Hull scored 26 goals with Calgary before being traded to St. Louis during the 1987-88 season.

It was with the Blues that the blond-haired Hull became known as "The Golden Brett," a takeoff of his father's nickname, "The Golden Jet." In 10-plus seasons in St. Louis, Hull scored 527 goals.

He had 72 goals in 1989-90, 86 the following season -- the highest total for a player not named Gretzky -- and 70 goals the next year. His 228 goals over that span trail only Gretzky's three-season total of 250 from 1981-84.

Before the 1998-99 season, Hull signed as a free agent with Dallas and ended the year scoring the Stanley Cup-clinching goal in triple overtime.

"Not only has he had a phenomenal career with his numbers and an MVP award, but he's also won championships," Red Wings coach Dave Lewis said. "And, he's been a star and a spokesman for the league. It's tough to beat what he's done."

Hull is only 5 feet 11 inches, and, although he's listed as 203 pounds, he says he doesn't really know how much he weighs. Perhaps because he hasn't hovered around 200 pounds in years.

"I am not the prototypical professional athlete because I was not blessed with a great body," Hull said. "I may be slow afoot, but my brain is fast. All of my high-twitch muscles are in my head."

His remarks drew chuckles from teammates Nicklas Lidstrom, Pavel Datsyuk, and Curtis Joseph, who were sharing a table with Hull during a post-practice lunch.

"Ah, c'mon," said Datsyuk, who was tied for second in scoring.

"His one-liners are unbelievable," said Boyd Devereaux.

Hull admits he's not "real subtle" but doesn't regret anything he's said. He has criticized officials and the league, and may be the only professional athlete to ever say his colleagues make too much money.

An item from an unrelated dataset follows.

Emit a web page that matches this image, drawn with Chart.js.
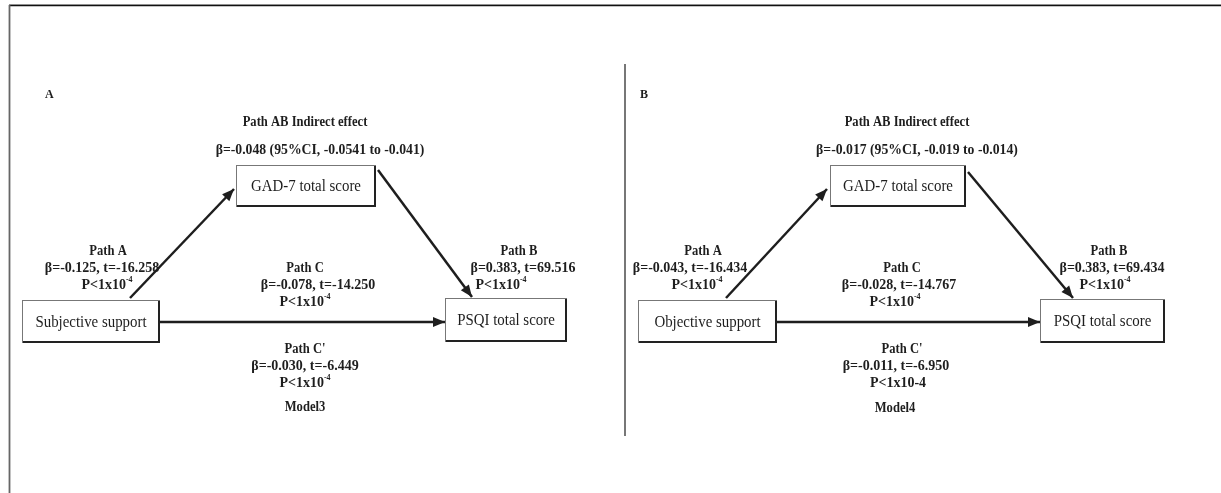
<!DOCTYPE html>
<html>
<head>
<meta charset="utf-8">
<script src="https://cdn.jsdelivr.net/npm/chart.js"></script>
<style>
  html, body { margin: 0; padding: 0; background: #fff; }
  #wrap { width: 1221px; height: 493px; }
</style>
</head>
<body>
<div id="wrap"><canvas id="diagram" width="1221" height="493"></canvas></div>
<script>
// ---- data ----
var panelLetters = ['A', 'B'];
var modelNames = ['Model3', 'Model4'];
var predictorNames = ['Subjective support', 'Objective support'];
var mediatorName = 'GAD-7 total score';
var outcomeName = 'PSQI total score';
var indirectBeta = ['-0.048', '-0.017'];
var indirectLow = ['-0.0541', '-0.019'];
var indirectHigh = ['-0.041', '-0.014'];
var pathABeta = ['-0.125', '-0.043'];
var pathAT = ['-16.258', '-16.434'];
var pathAP = ['1x10^-4', '1x10^-4'];
var pathBBeta = ['0.383', '0.383'];
var pathBT = ['69.516', '69.434'];
var pathBP = ['1x10^-4', '1x10^-4'];
var pathCBeta = ['-0.078', '-0.028'];
var pathCT = ['-14.250', '-14.767'];
var pathCP = ['1x10^-4', '1x10^-4'];
var pathCpBeta = ['-0.030', '-0.011'];
var pathCpT = ['-6.449', '-6.950'];
var pathCpP = ['1x10^-4', '1x10-4'];

// ---- layout (diagram units = reference pixels) ----
var layout = [
    {
        letter: [45, 95], heading: [305, 122], ci: [320, 150],
        med: [236, 165, 376, 207], pred: [22, 300, 160, 343], out: [445, 298, 567, 342],
        pathA: [[108, 251], [102, 268], [107, 285]],
        pathB: [[519, 251], [523, 268], [501, 285]],
        pathC: [[305, 268], [318, 285], [305, 302]],
        pathCp: [[305, 349], [305, 366], [305, 383]],
        model: [305, 407],
        arrA: [[130, 298], [234, 189]], arrB: [[378, 170], [472, 297]], arrC: [[160, 322], [445, 322]]
    },
    {
        letter: [640, 95], heading: [907, 122], ci: [917, 150],
        med: [830, 165, 966, 207], pred: [638, 300, 777, 343], out: [1040, 299, 1165, 343],
        pathA: [[703, 251], [690, 268], [697, 285]],
        pathB: [[1109, 251], [1112, 268], [1105, 285]],
        pathC: [[902, 268], [899, 285], [895, 302]],
        pathCp: [[902, 349], [896, 366], [898, 383]],
        model: [895, 408],
        arrA: [[726, 298], [827, 189]], arrB: [[968, 172], [1073, 298]], arrC: [[777, 322], [1040, 322]]
    }
];

var ink = '#1e1e1e';
var serif = '"Liberation Serif", "Times New Roman", serif';

function drawRich(ctx, str, x, y, size, bold, sx, align) {
    var parts = str.split('^');
    var fBase = (bold ? 'bold ' : '') + size + 'px ' + serif;
    var fSup = (bold ? 'bold ' : '') + Math.round(size * 0.6) + 'px ' + serif;
    ctx.font = fBase;
    var w1 = ctx.measureText(parts[0]).width;
    var w2 = 0;
    if (parts[1]) { ctx.font = fSup; w2 = ctx.measureText(parts[1]).width; }
    var total = (w1 + w2) * sx;
    var left = align === 'left' ? x : x - total / 2;
    ctx.save();
    ctx.translate(left, y);
    ctx.scale(sx, 1);
    ctx.fillStyle = ink;
    ctx.textBaseline = 'middle';
    ctx.textAlign = 'left';
    ctx.font = fBase;
    ctx.fillText(parts[0], 0, 0);
    if (parts[1]) { ctx.font = fSup; ctx.fillText(parts[1], w1, -size * 0.38); }
    ctx.restore();
}

var arrowList = [];
layout.forEach(function (L) { arrowList.push(L.arrA, L.arrB, L.arrC); });

var diagramPlugin = {
    id: 'diagram',
    beforeDatasetsDraw: function (chart) {
        var c = chart.ctx, sx = chart.scales.x, sy = chart.scales.y;
        var X = function (v) { return sx.getPixelForValue(v); };
        var Y = function (v) { return sy.getPixelForValue(v); };
        c.save();
        // outer frame
        c.strokeStyle = '#bbb'; c.lineWidth = 1;
        c.beginPath(); c.moveTo(X(9), Y(4) + 0.5); c.lineTo(X(1221), Y(4) + 0.5); c.stroke();
        c.strokeStyle = '#111'; c.lineWidth = 1.6;
        c.beginPath(); c.moveTo(X(9), Y(5.5)); c.lineTo(X(1221), Y(5.5)); c.stroke();
        c.strokeStyle = '#666'; c.lineWidth = 1.8;
        c.beginPath(); c.moveTo(X(9.5), Y(5)); c.lineTo(X(9.5), Y(493)); c.stroke();
        // divider
        c.strokeStyle = '#555'; c.lineWidth = 1.6;
        c.beginPath(); c.moveTo(X(625), Y(64)); c.lineTo(X(625), Y(436)); c.stroke();
        c.restore();
    },
    afterDatasetsDraw: function (chart) {
        var c = chart.ctx, sx = chart.scales.x, sy = chart.scales.y;
        var X = function (v) { return sx.getPixelForValue(v); };
        var Y = function (v) { return sy.getPixelForValue(v); };
        c.save();
        // arrow heads
        chart.data.datasets.forEach(function (ds) {
            var p0 = ds.data[0], p1 = ds.data[1];
            var x0 = X(p0.x), y0 = Y(p0.y), x1 = X(p1.x), y1 = Y(p1.y);
            var a = Math.atan2(y1 - y0, x1 - x0);
            var len = 12, half = 5;
            c.fillStyle = ink;
            c.beginPath();
            c.moveTo(x1, y1);
            c.lineTo(x1 - len * Math.cos(a) + half * Math.sin(a), y1 - len * Math.sin(a) - half * Math.cos(a));
            c.lineTo(x1 - len * Math.cos(a) - half * Math.sin(a), y1 - len * Math.sin(a) + half * Math.cos(a));
            c.closePath();
            c.fill();
        });
        function box(r, label) {
            var l = Math.round(X(r[0])), t = Math.round(Y(r[1]));
            var w = Math.round(X(r[2])) - l, h = Math.round(Y(r[3])) - t;
            c.fillStyle = '#fff';
            c.fillRect(l, t, w, h);
            c.strokeStyle = '#777'; c.lineWidth = 1;
            c.strokeRect(l + 0.5, t + 0.5, w - 1, h - 1);
            c.fillStyle = '#222';
            c.fillRect(l + w - 2, t + 1, 2, h - 1);
            c.fillRect(l + 1, t + h - 2, w - 1, 2);
            drawRich(c, label, l + w / 2, t + h / 2 + 1, 16, false, 0.93);
        }
        layout.forEach(function (L, i) {
            box(L.med, mediatorName);
            box(L.pred, predictorNames[i]);
            box(L.out, outcomeName);
            drawRich(c, panelLetters[i], X(L.letter[0]), Y(L.letter[1]), 12, true, 1, 'left');
            drawRich(c, 'Path AB Indirect effect', X(L.heading[0]), Y(L.heading[1]), 14, true, 0.9);
            drawRich(c, '\u03b2=' + indirectBeta[i] + ' (95%CI, ' + indirectLow[i] + ' to ' + indirectHigh[i] + ')',
                X(L.ci[0]), Y(L.ci[1]), 14, true, 0.98);
            var blocks = [
                ['Path A', pathABeta[i], pathAT[i], pathAP[i], L.pathA],
                ['Path B', pathBBeta[i], pathBT[i], pathBP[i], L.pathB],
                ['Path C', pathCBeta[i], pathCT[i], pathCP[i], L.pathC],
                ["Path C'", pathCpBeta[i], pathCpT[i], pathCpP[i], L.pathCp]
            ];
            blocks.forEach(function (b) {
                var pos = b[4];
                drawRich(c, b[0], X(pos[0][0]), Y(pos[0][1]), 14, true, 0.9);
                drawRich(c, '\u03b2=' + b[1] + ', t=' + b[2], X(pos[1][0]), Y(pos[1][1]), 14, true, 1.0);
                drawRich(c, 'P<' + b[3], X(pos[2][0]), Y(pos[2][1]), 14, true, 1.0);
            });
            drawRich(c, modelNames[i], X(L.model[0]), Y(L.model[1]), 14, true, 0.9);
        });
        c.restore();
    }
};

var ctx = document.getElementById('diagram');
var diagram = new Chart(ctx, {
    type: 'scatter',
    data: {
        datasets: arrowList.map(function (seg) {
            return {
                data: [{ x: seg[0][0], y: seg[0][1] }, { x: seg[1][0], y: seg[1][1] }],
                showLine: true,
                borderColor: ink,
                borderWidth: 2.5,
                pointRadius: 0,
                clip: false
            };
        })
    },
    options: {
        responsive: false,
        animation: false,
        events: [],
        layout: { padding: 0 },
        plugins: { legend: { display: false }, tooltip: { enabled: false } },
        scales: {
            x: { type: 'linear', min: 0, max: 1221, display: false },
            y: { type: 'linear', min: 0, max: 493, reverse: true, display: false }
        }
    },
    plugins: [diagramPlugin]
});
</script>
</body>
</html>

"It's the owners' fault for not evaluating talent better," Hull said. "When they give somebody $50 million that doesn't deserve it, they end up paying somebody who does deserve it even more."

The issue of player salaries is part of the NHL's looming labor problems. The league's collective bargaining agreement with players expires before next season, and many expect a work stoppage.

"There's no question we're headed for a lockout," Hull said. "There's more I'd like to say, but we're not supposed to really talk about it. You can imagine how tough that is on me."

If the NHL goes on hold for an extended period, Hull may retire. If the contract is settled relatively quickly, he could conceivably play for years and retire as the league's second-leading scorer. Gretzky's record of 894 regular-season goals is safe, but Hull could pass Howe (801) in a few years.

"I never fathomed my career would be like this," Hull said. "When I first started playing for Calgary [in 1986], I just wanted to be able to make the team and stick around. Everything since has been a blur."